Check out our article on guitar lessons in Leeds for more!
The breadth of Leeds’s musical education scene will be apparent to any local. But if you want to learn something quite specific there is the opportunity to do that too. As an example, Leeds’s Instituto Cervantes – the global organisation for the promotion of Spanish culture – runs flamenco guitar classes. You can also take them in Spanish, so to practise a second language whilst you’re doing it.
If that’s not quite your cup of tea, you can try Roundhay Music, a not-for-profit organisation offering lessons in lots of different instruments and lots of different musical styles. They run ensembles and group workshops as well as individual classes and in-school sessions. They are a real asset to their community.
Otherwise, the North Leeds Music Centre might be a little more convenient. With students ranging from the age of five to eighty, the Saturday morning workshops are a wonder to behold.
If Manchester wasn’t in the picture, Glasgow would have the highest number of gigs per capita in the UK. But, as the biggest city in Scotland, there is no better place to learn guitar than here. From dedicated and diverse music teachers to proper Scottish folk music, you can literally learn anything you want.
Our guide to guitar lessons in Glasgow might be helpful for you too!

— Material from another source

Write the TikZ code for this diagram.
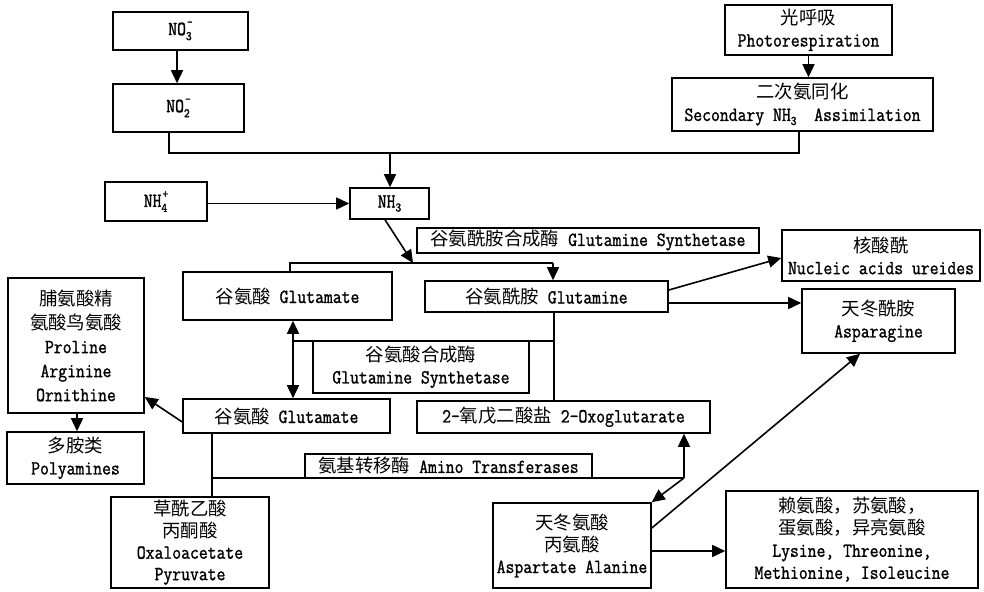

From the Glasgow Guitar Studio in the Southside to Fraser Murray in the West End, Glasgow is full of individual teachers qualified to teach you the guitar. Wendy Leckerman of the Glasgow Guitar Studio has taught for over thirty years, and she specialises in children’s education. If you’re more of a metalhead, try Frets on Fire, a dedicated rock and metal guitar education organisation.
Otherwise, try Superprof, where you can find nearly thirty guitar tutors in Glasgow!
GWF is a standard-bearer for traditional Scottish music education in Glasgow. If you want to play at ceilidhs, or if you want to be able to play music without looking at the notation, this might be the place for you, as they combine age-old teaching methods with ensemble playing and a lot of fun.